Ada dua macam kebenaran yaitu kebenaran biasa (common sense) dan kebenaran ilmiah yang ditemukan dalam ilmu pengetahuan. Hal ini menunjukkan persesuaian antara pengetahuan dengan objeknya membawa implikasi terhadap perbedaan strata kebenaran.
Kebenaran biasa diperoleh manusia melalui kehidupan sehari-hari. Dengan pengetahuan itu menjadikan manusia tidak ragu-ragu dalam bertindak, karena pengetahuan itu bersifat mutlak. Misalnya air direbus pasti mendidih. Ciri penting dalam kebenaran biasa ini adalah bahwa pengetahuan ini tidak diarahkan untuk memperoleh pengetahuan mengenai hal-hal yang patut diketahui untuk memperdalam pengalaman, melainkan diarahkan untuk mendapatkan manfaat praktis. Dengan kata lain dalam pengetahuan biasa ini, pengetahuan bukanlah merupakan tujuan yang terkandung dalam dirinya sendiri, melainkan dimaksudkan agar manusia mendapatkan penyesuaian diri dengan alam sekitarnya.
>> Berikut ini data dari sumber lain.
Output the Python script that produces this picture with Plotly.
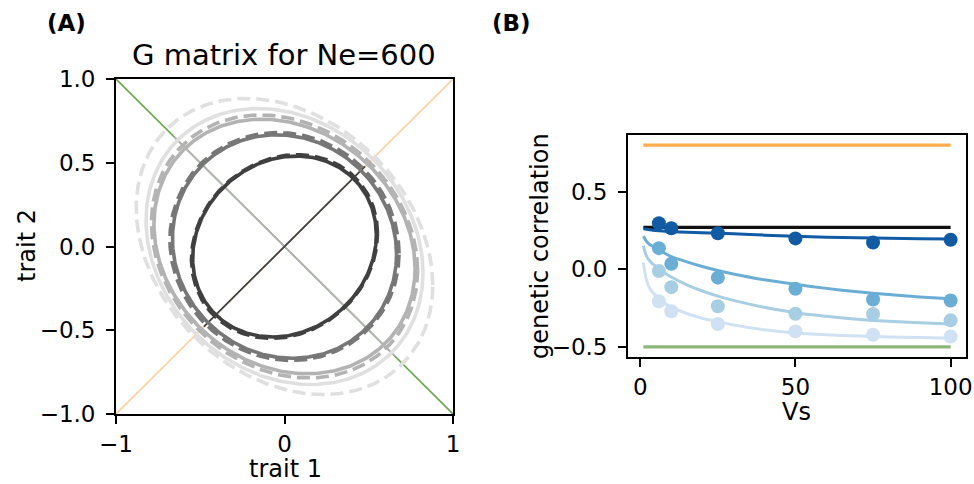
import numpy as np
import plotly.graph_objects as go

W, H = 974, 484
FONT = "DejaVu Sans"

# ---------------- Panel A data (G-matrix ellipses) ----------------
# each ellipse: x half-extent, y half-extent, correlation
ell_names = ["lightest solid", "lightest dashed", "light solid", "light dashed",
             "medium solid", "medium dashed", "dark solid", "dark dashed"]
ell_a = [0.822, 0.880, 0.775, 0.790, 0.665, 0.680, 0.545, 0.552]
ell_b = [0.824, 0.884, 0.760, 0.785, 0.667, 0.680, 0.540, 0.548]
ell_r = [-0.19, -0.26, -0.175, -0.18, -0.07, -0.06, 0.13, 0.14]
ell_color = ["#e0e0e0", "#e0e0e0", "#b3b3b3", "#b3b3b3",
             "#777777", "#777777", "#404040", "#404040"]
ell_dash = ["solid", "13px,6px", "solid", "13px,6px",
            "solid", "13px,6px", "solid", "13px,6px"]

# diagonal reference lines
diag_ends = [-1, 1]
anti_seg_half = 0.655   # grey segment along anti-diagonal
diag_seg_half = 0.478   # dark segment along diagonal

# ---------------- Panel B data ----------------
vs_line = [1, 2, 3, 4, 6, 8, 10, 15, 20, 25, 30, 40, 50, 60, 70, 80, 90, 100]
line_dark = [0.262, 0.258, 0.255, 0.252, 0.248, 0.245, 0.243, 0.238, 0.235, 0.232,
             0.229, 0.220, 0.212, 0.207, 0.203, 0.200, 0.197, 0.195]
line_med = [0.212, 0.180, 0.160, 0.148, 0.125, 0.102, 0.082, 0.048, 0.018, -0.008,
            -0.030, -0.068, -0.097, -0.123, -0.145, -0.163, -0.178, -0.190]
line_light = [0.152, 0.085, 0.055, 0.035, 0.005, -0.025, -0.050, -0.100, -0.140, -0.173,
              -0.200, -0.245, -0.280, -0.303, -0.322, -0.335, -0.345, -0.353]
line_lightest = [0.043, -0.070, -0.120, -0.150, -0.185, -0.220, -0.245, -0.285, -0.315, -0.336,
                 -0.358, -0.390, -0.410, -0.421, -0.430, -0.436, -0.440, -0.444]

vs_pts = [6, 10, 25, 50, 75, 100]
pts_dark = [0.297, 0.264, 0.232, 0.199, 0.173, 0.190]
pts_med = [0.136, 0.035, -0.054, -0.125, -0.195, -0.201]
pts_light = [-0.011, -0.115, -0.238, -0.286, -0.288, -0.329]
pts_lightest = [-0.206, -0.270, -0.353, -0.400, -0.422, -0.433]

hline_x = [1, 100]
hline_black = 0.27
hline_orange = 0.80
hline_green = -0.50

blue_colors = ["#cfe1f2", "#a8cee4", "#6aaed6", "#105ba4"]

# ---------------- figure ----------------
fig = go.Figure()

def px_x(p):
    return p / W

def px_y(p):
    return 1 - p / H

# Panel A reference lines
fig.add_trace(go.Scatter(x=diag_ends, y=diag_ends, mode="lines",
                         line=dict(color="#fdd0a2", width=1.6),
                         xaxis="x", yaxis="y", showlegend=False))
fig.add_trace(go.Scatter(x=diag_ends, y=[-v for v in diag_ends], mode="lines",
                         line=dict(color="#6aa84f", width=1.6),
                         xaxis="x", yaxis="y", showlegend=False))
fig.add_trace(go.Scatter(x=[-anti_seg_half, anti_seg_half], y=[anti_seg_half, -anti_seg_half],
                         mode="lines", line=dict(color="#b3b3b3", width=1.8),
                         xaxis="x", yaxis="y", showlegend=False))
fig.add_trace(go.Scatter(x=[-diag_seg_half, diag_seg_half], y=[-diag_seg_half, diag_seg_half],
                         mode="lines", line=dict(color="#404040", width=1.8),
                         xaxis="x", yaxis="y", showlegend=False))

t = np.linspace(0, 2 * np.pi, 361)
for a, b, r, c, d in zip(ell_a, ell_b, ell_r, ell_color, ell_dash):
    ex = a * np.cos(t)
    ey = b * (r * np.cos(t) + np.sqrt(1 - r * r) * np.sin(t))
    fig.add_trace(go.Scatter(x=ex, y=ey, mode="lines",
                             line=dict(color=c, width=3.6, dash=d),
                             xaxis="x", yaxis="y", showlegend=False))

# Panel B
fig.add_trace(go.Scatter(x=hline_x, y=[hline_orange] * 2, mode="lines",
                         line=dict(color="#fdab4c", width=3.2),
                         xaxis="x2", yaxis="y2", showlegend=False))
fig.add_trace(go.Scatter(x=hline_x, y=[hline_green] * 2, mode="lines",
                         line=dict(color="#8cb877", width=3.2),
                         xaxis="x2", yaxis="y2", showlegend=False))
fig.add_trace(go.Scatter(x=hline_x, y=[hline_black] * 2, mode="lines",
                         line=dict(color="#111111", width=3.2),
                         xaxis="x2", yaxis="y2", showlegend=False))

lines_all = [line_lightest, line_light, line_med, line_dark]
pts_all = [pts_lightest, pts_light, pts_med, pts_dark]
for ln, pt, col in zip(lines_all, pts_all, blue_colors):
    fig.add_trace(go.Scatter(x=vs_line, y=ln, mode="lines",
                             line=dict(color=col, width=3.0, shape="spline", smoothing=0.8),
                             xaxis="x2", yaxis="y2", showlegend=False))
    fig.add_trace(go.Scatter(x=vs_pts, y=pt, mode="markers",
                             marker=dict(color=col, size=14, line=dict(width=0)),
                             xaxis="x2", yaxis="y2", showlegend=False))

axis_common = dict(showgrid=False, zeroline=False, showline=True, linecolor="black",
                   linewidth=1.8, mirror=True, ticks="outside", ticklen=8, tickwidth=1.8,
                   tickcolor="black", automargin=False,
                   tickfont=dict(family=FONT, size=23, color="black"))

fig.update_layout(
    width=W, height=H, autosize=False,
    margin=dict(l=0, r=0, t=0, b=0, pad=0),
    paper_bgcolor="white", plot_bgcolor="white",
    xaxis=dict(domain=[px_x(116), px_x(453)], range=[-1, 1],
               tickvals=[-1, 0, 1], ticktext=["\u22121", "0", "1"],
               anchor="y", ticklabelstandoff=0, **axis_common),
    yaxis=dict(domain=[px_y(414), px_y(79)], range=[-1, 1],
               tickvals=[-1, -0.5, 0, 0.5, 1],
               ticktext=["\u22121.0", "\u22120.5", "0.0", "0.5", "1.0"],
               anchor="x", ticklabelstandoff=6, **axis_common),
    xaxis2=dict(domain=[px_x(628), px_x(966)], range=[-3.95, 104.95],
                tickvals=[0, 50, 100], ticktext=["0", "50", "100"],
                anchor="y2", ticklabelstandoff=0, **axis_common),
    yaxis2=dict(domain=[px_y(357), px_y(135)], range=[-0.565, 0.865],
                tickvals=[-0.5, 0, 0.5], ticktext=["\u22120.5", "0.0", "0.5"],
                anchor="x2", ticklabelstandoff=6, **axis_common),
)

def ann(text, x, y, size=24, bold=False, angle=0):
    fig.add_annotation(text=("<b>%s</b>" % text) if bold else text,
                       x=px_x(x), y=px_y(y), xref="paper", yref="paper",
                       showarrow=False, textangle=angle,
                       xanchor="center", yanchor="middle",
                       font=dict(family=FONT, size=size, color="black"))

ann("(A)", 66, 23, size=23, bold=True)
ann("(B)", 511, 23, size=23, bold=True)
ann("G matrix for Ne=600", 284, 55, size=29)
ann("trait 1", 285, 469, size=24)
ann("trait 2", 27, 246, size=24, angle=-90)
ann("Vs", 796, 412, size=24)
ann("genetic correlation", 540, 246, size=24, angle=-90)

fig.write_html("out.html", config={"displayModeBar": False},
               post_script="document.body.style.margin='0';document.body.style.padding='0';")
Kebenaran ilmiah diaktualisasikan atau dimanifestasikan dalam pengetahuan ilmiah. Hal ini mengacu pada pengertian ilmiah yang berarti (1) bersifat ilmiah, (2) secara ilmu pengetahuan, (3) memenuhi syarat atau kaidah ilmu pengetahuan ( Tim Penyusun Kamus Pusat Pembinaan dan Pengembangan Bahasa, 1994; 170). Kebenaran ilmiah timbul akibat kekaguman terhadap pengetahuan biasa. Yang akhirnya menimbulkan ketidakpastian dan keraguan terhadap pengetahuan biasa teresebut. Ketidakpastian dan keraguan itu menimbulkan pertanyaan-pertanyaan yang akan berusaha dijawab melalui serangkaian penyelidikan dalam suatu proses yang ilmiah. Dari proses ilmiah itulah akan lahir kebenaran ilmiah yang akan diwujudkan dalam ilmu pengetahuan ilmiah. Dengan memenuhi beberapa syarat yaitu objektivitas, metodologis, universal, dan sistematis.